In support of its motion for summary judgment, Kearney argues that its allegedly improper action evolved not from a common law duty but from the contractual relationship itself. To bolster its position, Kearney relies on Yuzefovsky v. St. John's Wood Apts., 261 Va. 97, 540 S.E.2d 134 (2001). In that case, prior to leasing an apartment in Defendant's apartment complex, the plaintiff inquired of Defendant's employees whether the development "was safe and whether there had been crime on and/about the property." Id. at 102, 540 S.E.2d 134. The employees advised Plaintiff that no crimes had been committed on the property and that it was safe when, in fact, numerous violent crimes had been committed therein. Thereafter, Plaintiff was shot during a carjacking that occurred on the premises.

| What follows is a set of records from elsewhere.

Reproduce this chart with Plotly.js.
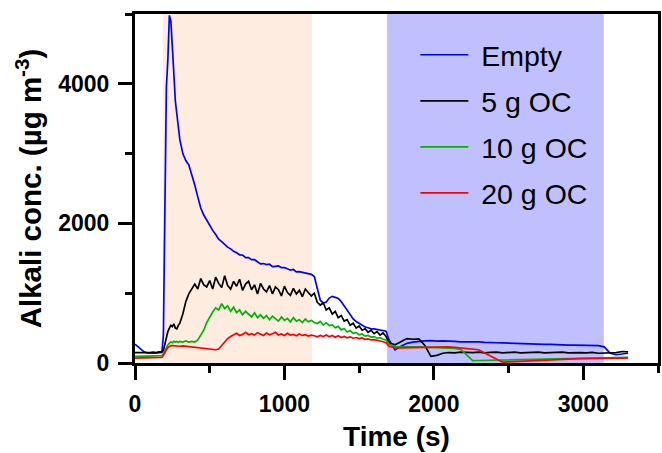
<!DOCTYPE html>
<html>
<head>
<meta charset="utf-8">
<script src="https://cdn.plot.ly/plotly-3.0.1.min.js"></script>
<style>html,body{margin:0;padding:0;background:#fff;}#chart{width:662px;height:453px;}</style>
</head>
<body>
<div id="chart"></div>
<script>
// Time axis (s)
const time = [0,20,40,60,80,100,120,140,160,180,
 190,200,210,220,230,240,250,260,270,280,290,300,
 320,340,360,380,400,420,440,460,480,500,520,540,560,580,600,620,640,660,680,700,720,740,760,780,800,
 820,840,860,880,900,920,940,960,980,1000,1020,1040,1060,1080,1100,1120,1140,1160,1180,1200,
 1220,1240,1260,1280,1300,1320,1340,1360,1380,1400,1420,1440,1460,1480,1500,1520,1540,1560,1580,1600,
 1620,1640,1660,1680,1700,
 1740,1780,1820,1860,1900,1940,1980,2020,2060,2100,2140,2180,2220,2260,2300,2340,2380,2420,2460,2500,
 2540,2580,2620,2660,2700,2740,2780,2820,2860,2900,2940,2980,3020,3060,3100,3140,3180,3220,3260,3300];

// Alkali concentration (µg m-3)
const empty = [270,230,190,160,145,140,140,142,145,150,
 400,2500,3950,4350,4980,4900,4400,4150,3750,3550,3380,3200,
 3000,2900,2840,2710,2550,2380,2220,2120,2040,1980,1900,1840,1775,1740,1700,1660,1635,1600,1580,1550,
 1545,1510,1510,1480,1480,1450,1420,1425,1410,1415,1380,1385,1390,1365,1365,1350,1330,1340,1305,1310,
 1300,1285,1280,1270,1240,1050,900,860,875,930,955,940,925,880,820,760,690,630,595,570,545,515,505,490,490,
 480,475,465,455,330,
 190,240,282,300,312,318,320,312,316,308,310,304,306,300,302,296,298,290,288,284,
 285,280,279,272,272,266,267,261,262,257,256,254,252,249,250,232,140,118,125,140];

const oc5 = [150,150,140,150,145,150,155,150,160,160,
 180,280,380,450,500,540,520,560,500,490,540,570,
 700,880,990,1060,
 1130,1060,1210,1120,1090,1180,1060,1230,1140,1080,1250,1110,1060,1170,1100,1200,1040,1130,1170,1050,
 1120,990,1140,1060,1020,1110,990,1090,1050,960,1100,1010,970,1070,990,1040,950,1060,1010,960,1000,
 870,830,860,760,790,700,740,650,680,600,620,540,570,500,530,470,490,440,470,420,450,400,430,380,290,
 260,310,350,340,345,250,95,110,140,150,145,155,150,148,155,145,152,156,146,150,
 155,145,151,149,156,144,150,152,155,145,150,149,146,151,140,141,146,150,165,160];

const oc10 = [95,95,95,100,100,100,100,105,105,105,
 130,180,220,260,285,300,290,310,300,310,295,310,
 300,315,300,310,300,330,400,470,580,660,
 730,790,760,850,780,820,740,800,720,760,690,740,700,660,720,650,690,640,680,620,
 670,630,600,660,610,640,590,650,600,620,580,630,590,610,580,
 565,595,545,575,535,545,505,525,475,495,445,465,425,435,405,415,385,395,370,378,355,362,340,332,270,
 235,232,236,231,230,228,226,222,220,215,210,195,110,35,36,38,38,40,42,45,
 47,50,52,55,57,60,62,64,66,68,70,70,72,74,75,76,78,78,80,80];

const oc20 = [70,70,72,70,72,75,75,75,78,80,
 110,160,190,220,240,250,248,245,250,240,245,240,
 245,240,235,232,225,228,220,212,205,200,195,190,200,250,310,350,380,
 400,425,395,410,440,405,420,400,435,410,395,430,405,420,440,400,415,395,425,400,410,390,415,395,405,385,400,390,
 375,395,380,400,375,395,370,390,365,380,360,375,355,365,350,360,340,345,330,335,320,315,305,290,240,
 215,218,220,220,222,225,225,228,228,230,225,215,205,200,190,145,100,55,12,15,
 20,25,30,33,38,42,46,50,55,58,60,62,65,66,68,69,70,70,71,72];

const seriesNames = ['Empty', '5 g OC', '10 g OC', '20 g OC'];
const seriesData = [empty, oc5, oc10, oc20];
const seriesColors = ['#0000ff', '#000000', '#00b400', '#ff0000'];

// shaded periods (s)
const period1 = [187, 1185];
const period2 = [1687, 3137];

const font = 'Liberation Sans, Arial, sans-serif';

const traces = seriesNames.map((n, i) => ({
  x: time, y: seriesData[i], name: '\u00a0' + n, type: 'scatter', mode: 'lines',
  legendgroup: 'g' + i,
  line: {color: seriesColors[i], width: 1.7}
}));

const axisCommon = {
  showgrid: false, zeroline: false, showline: true, linecolor: '#000', linewidth: 3,
  mirror: true, ticks: 'outside', ticklen: 14, tickwidth: 3, tickcolor: '#000',
  tickfont: {family: font, size: 23, color: '#000', weight: 'bold'},
  ticklabelstandoff: 4
};

const layout = {
  width: 662, height: 453,
  margin: {l: 135, r: 4, t: 14, b: 90},
  paper_bgcolor: '#fff', plot_bgcolor: '#fff',
  showlegend: true,
  legend: {x: 0.536, y: 0.955, xanchor: 'left', yanchor: 'top', bgcolor: 'rgba(0,0,0,0)',
    font: {family: font, size: 28.5, color: '#000'}, traceorder: 'grouped', tracegroupgap: 6, itemwidth: 48},
  xaxis: Object.assign({}, axisCommon, {
    range: [0, 3500], dtick: 1000, tick0: 0,
    minor: {ticks: 'outside', ticklen: 7, tickwidth: 3, tickcolor: '#000', dtick: 500},
    title: {text: 'Time (s)', font: {family: font, size: 28, color: '#000', weight: 'bold'}, standoff: 11}
  }),
  yaxis: Object.assign({}, axisCommon, {
    range: [0, 5000], dtick: 2000, tick0: 0,
    minor: {ticks: 'outside', ticklen: 7, tickwidth: 3, tickcolor: '#000', dtick: 1000},
    title: {text: 'Alkali conc. (µg m<sup>-3</sup>)', font: {family: font, size: 29.5, color: '#000', weight: 'bold'}, standoff: 8}
  }),
  shapes: [
    {type: 'rect', xref: 'x', yref: 'paper', x0: period1[0], x1: period1[1], y0: 0, y1: 1,
     fillcolor: '#fdecdf', line: {width: 0}, layer: 'below'},
    {type: 'rect', xref: 'x', yref: 'paper', x0: period2[0], x1: period2[1], y0: 0, y1: 1,
     fillcolor: '#c0c0ff', line: {width: 0}, layer: 'below'}
  ]
};

Plotly.newPlot('chart', traces, layout, {displayModeBar: false, staticPlot: true});
</script>
</body>
</html>
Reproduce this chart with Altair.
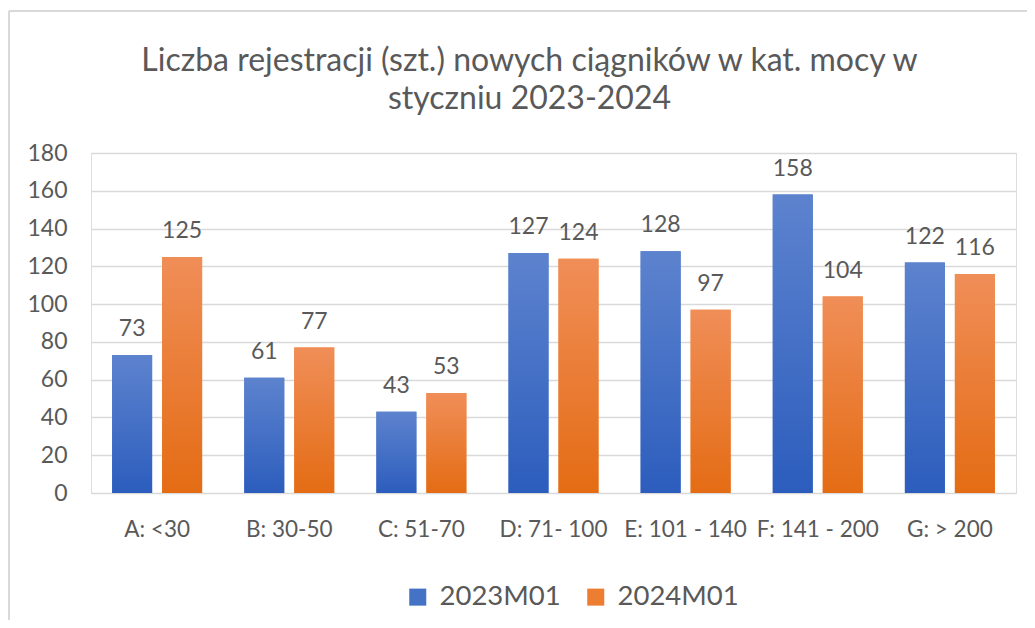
import altair as alt
import pandas as pd

categories = ["A: <30", "B: 30-50", "C: 51-70", "D: 71- 100", "E: 101 - 140", "F: 141 - 200", "G: > 200"]
series = ["2023M01", "2024M01"]
values_2023 = [73, 61, 43, 127, 128, 158, 122]
values_2024 = [125, 77, 53, 124, 97, 104, 116]

rows = []
for c, a, b in zip(categories, values_2023, values_2024):
    rows.append({"kat": c, "seria": series[0], "wartosc": a})
    rows.append({"kat": c, "seria": series[1], "wartosc": b})
df = pd.DataFrame(rows)

TXT = "#595959"
GRID = "#d9d9d9"
FONT = "Lato"

x_enc = alt.X("kat:N", sort=categories, title=None,
              scale=alt.Scale(paddingInner=0.319, paddingOuter=0.16),
              axis=alt.Axis(labelAngle=0, labelFontSize=22.5, labelColor=TXT, labelFont=FONT,
                            labelPadding=25, ticks=False, domain=False, grid=False))
xo_enc = alt.XOffset("seria:N", sort=series,
                     scale=alt.Scale(domain=series, paddingInner=0.2, paddingOuter=0))
y_enc = alt.Y("wartosc:Q", title=None,
              scale=alt.Scale(domain=[0, 180], nice=False),
              axis=alt.Axis(values=list(range(0, 181, 20)), labelFontSize=23, labelColor=TXT,
                            labelFont=FONT, labelPadding=24, ticks=False, domain=False,
                            grid=True, gridColor=GRID, gridWidth=1.6))

base = alt.Chart(df)

solid = base.mark_bar().encode(
    x=x_enc, xOffset=xo_enc, y=y_enc,
    color=alt.Color("seria:N", sort=series,
                    scale=alt.Scale(domain=series, range=["#4472C4", "#ED7D31"]),
                    legend=alt.Legend(title=None, orient="none", direction="horizontal",
                                      legendX=313, legendY=430, symbolType="square",
                                      symbolSize=290, symbolStrokeWidth=0,
                                      labelFontSize=27.5, labelColor=TXT, labelFont=FONT,
                                      labelOffset=8, columnPadding=21)),
)

grad_blue = alt.LinearGradient(gradient="linear", x1=0, y1=0, x2=0, y2=1,
                               stops=[alt.GradientStop(color="#5D83CE", offset=0),
                                      alt.GradientStop(color="#2C5DBD", offset=1)])
grad_orange = alt.LinearGradient(gradient="linear", x1=0, y1=0, x2=0, y2=1,
                                 stops=[alt.GradientStop(color="#F08E58", offset=0),
                                        alt.GradientStop(color="#E46C14", offset=1)])

blue = base.transform_filter(alt.datum.seria == series[0]).mark_bar(color=grad_blue).encode(
    x=x_enc, xOffset=xo_enc, y=y_enc)
orange = base.transform_filter(alt.datum.seria == series[1]).mark_bar(color=grad_orange).encode(
    x=x_enc, xOffset=xo_enc, y=y_enc)

labels = base.mark_text(fontSize=23, font=FONT, color=TXT, dy=-19, baseline="alphabetic").encode(
    x=x_enc, xOffset=xo_enc, y=y_enc, text=alt.Text("wartosc:Q"))

border_data = alt.Data(values=[{"k": 1}])
top_line = alt.Chart(border_data).mark_rule(color=GRID, strokeWidth=2).encode(
    x=alt.value(-82), x2=alt.value(960), y=alt.value(-142))
left_line = alt.Chart(border_data).mark_rule(color=GRID, strokeWidth=2).encode(
    x=alt.value(-82), y=alt.value(-142), y2=alt.value(480))

chart = alt.layer(top_line, left_line, solid, blue, orange, labels).properties(
    width=925, height=340,
    padding={"left": 83, "top": 145, "right": 11, "bottom": 127},
    autosize=alt.AutoSizeParams(type="none"),
    title=alt.TitleParams(
        text=["Liczba rejestracji (szt.) nowych ciągników w kat. mocy w", "styczniu 2023-2024"],
        fontSize=32, font=FONT, color=TXT, fontWeight="normal", lineHeight=38,
        anchor="middle", dx=-24, offset=20, dy=126),
).configure_view(stroke=None).configure(background="white")

chart.save("out.html", embed_options={"renderer": "svg", "actions": False})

Subsequently, Yuzefovsky filed suit against the apartment complex alleging a host of negligence claims including fraudulent inducement to enter into a contract. The trial court sustained St. John's Wood's demurrer to the fraudulent inducement claim on two grounds. First, the trial court ruled that the employees' representations concerning the safety of the premises were mere opinions; and second, the court held that no causal nexus linked the alleged fraud to the injuries Yuzefovsky sustained. On appeal, the Supreme Court of Virginia affirmed these holdings.

In the immediate case, as its legal basis for summary judgment, Kearney relies upon dicta the Virginia Supreme Court apparently added as a nota bene to its opinion in Yuzefovsky, inasmuch as it reaches beyond the argument of trial counsel. There, without explanation, the Supreme Court observed, "It is clear that the duty to refrain from making these statements relates to the contract Yuzefovsky was induced to sign, and not from a common law duty." Id. at 112, 540 S.E.2d 134.

Notwithstanding the Court's musings in Yuzefovsky, the United States Court of Appeals for the Fourth Circuit has continuously held that when a fraud precedes the formation of a contract, the duty breached is not contractual in nature, and thus, the economic loss rule does not apply. City of Richmond v. Madison Mgmt. Group, 918 F.2d 438, 446-47 (4th Cir. 1990). Here, the alleged representations that form the basis of the constructive fraud claim were clearly made prior to the formation of the contract. Accordingly, Count I of McKesson's Complaint is not barred by the economic loss rule, and Kearney's Motion for Summary Judgment on this element of Count I will be denied.

The Clerk is directed to send a copy of this Memorandum Opinion to all counsel of record.